GIVEN EXERCISE
Omit the pictures and print exactly the lines of the listing below, starting at the first and ending at the line containing "(0,0) rectangle (27.52,8.76);".

DATA EXTRACT

========

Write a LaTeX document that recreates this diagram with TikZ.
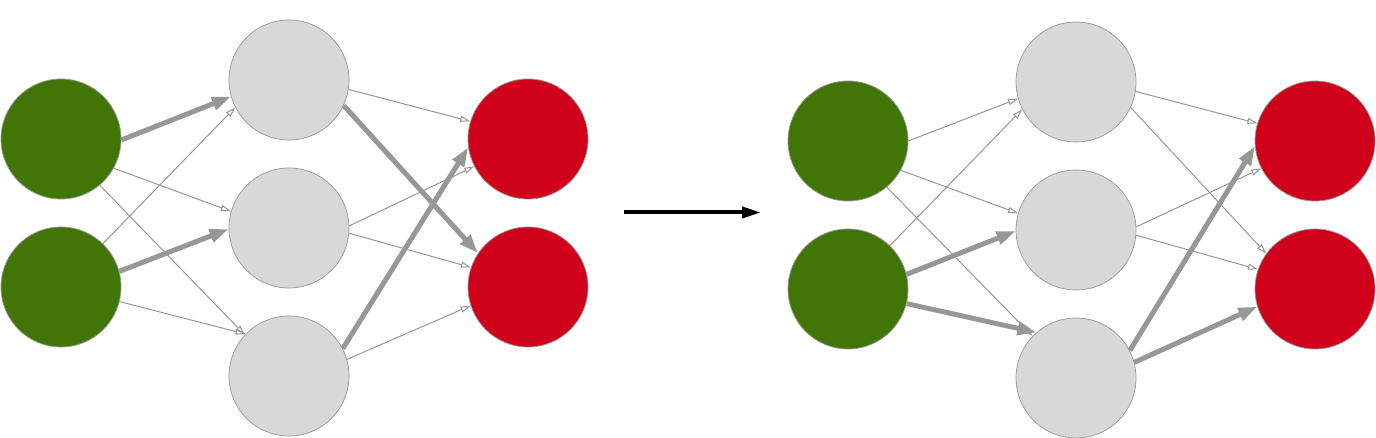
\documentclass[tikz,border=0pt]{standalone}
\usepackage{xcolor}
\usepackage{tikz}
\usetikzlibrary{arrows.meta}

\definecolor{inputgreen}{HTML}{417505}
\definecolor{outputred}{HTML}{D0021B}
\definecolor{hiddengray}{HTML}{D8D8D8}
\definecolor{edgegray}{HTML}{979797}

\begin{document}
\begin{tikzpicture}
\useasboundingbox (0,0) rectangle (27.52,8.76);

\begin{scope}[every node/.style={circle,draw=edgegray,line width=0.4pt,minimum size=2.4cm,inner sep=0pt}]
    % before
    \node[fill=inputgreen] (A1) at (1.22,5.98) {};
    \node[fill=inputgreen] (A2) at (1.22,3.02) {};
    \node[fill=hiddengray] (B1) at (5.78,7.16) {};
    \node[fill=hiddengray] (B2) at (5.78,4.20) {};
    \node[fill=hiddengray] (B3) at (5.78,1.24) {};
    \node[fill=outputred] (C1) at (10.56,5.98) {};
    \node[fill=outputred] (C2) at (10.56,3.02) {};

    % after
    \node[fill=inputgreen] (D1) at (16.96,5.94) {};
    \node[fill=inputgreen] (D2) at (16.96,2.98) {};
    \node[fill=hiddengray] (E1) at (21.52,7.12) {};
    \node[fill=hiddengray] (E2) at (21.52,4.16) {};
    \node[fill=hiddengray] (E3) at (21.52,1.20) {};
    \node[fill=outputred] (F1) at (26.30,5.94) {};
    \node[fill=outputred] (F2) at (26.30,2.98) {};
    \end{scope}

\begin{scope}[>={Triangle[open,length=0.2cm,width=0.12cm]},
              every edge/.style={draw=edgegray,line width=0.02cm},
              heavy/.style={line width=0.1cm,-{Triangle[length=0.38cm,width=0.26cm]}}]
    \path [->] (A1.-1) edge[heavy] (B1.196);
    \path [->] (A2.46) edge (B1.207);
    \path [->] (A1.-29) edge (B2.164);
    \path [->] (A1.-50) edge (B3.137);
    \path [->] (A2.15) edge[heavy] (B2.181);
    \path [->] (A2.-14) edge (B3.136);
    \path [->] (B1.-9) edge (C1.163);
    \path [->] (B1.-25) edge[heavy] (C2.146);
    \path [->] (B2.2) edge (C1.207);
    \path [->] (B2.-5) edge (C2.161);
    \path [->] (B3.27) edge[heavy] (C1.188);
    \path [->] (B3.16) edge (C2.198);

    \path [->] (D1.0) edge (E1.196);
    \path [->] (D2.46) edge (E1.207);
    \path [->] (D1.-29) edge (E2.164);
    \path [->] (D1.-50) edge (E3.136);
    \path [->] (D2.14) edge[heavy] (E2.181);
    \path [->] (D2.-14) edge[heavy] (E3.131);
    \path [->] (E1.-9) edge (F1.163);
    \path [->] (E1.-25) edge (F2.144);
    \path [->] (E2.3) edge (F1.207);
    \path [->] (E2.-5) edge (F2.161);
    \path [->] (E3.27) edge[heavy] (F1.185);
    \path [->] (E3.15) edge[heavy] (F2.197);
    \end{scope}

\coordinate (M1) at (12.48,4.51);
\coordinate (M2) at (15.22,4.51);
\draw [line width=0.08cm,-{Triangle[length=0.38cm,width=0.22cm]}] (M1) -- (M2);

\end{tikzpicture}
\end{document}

========

ANSWER TO THIS PROBLEM
Write a LaTeX document that recreates this diagram with TikZ.
\documentclass[tikz,border=0pt]{standalone}
\usepackage{xcolor}
\usepackage{tikz}
\usetikzlibrary{arrows.meta}

\definecolor{inputgreen}{HTML}{417505}
\definecolor{outputred}{HTML}{D0021B}
\definecolor{hiddengray}{HTML}{D8D8D8}
\definecolor{edgegray}{HTML}{979797}

\begin{document}
\begin{tikzpicture}
\useasboundingbox (0,0) rectangle (27.52,8.76);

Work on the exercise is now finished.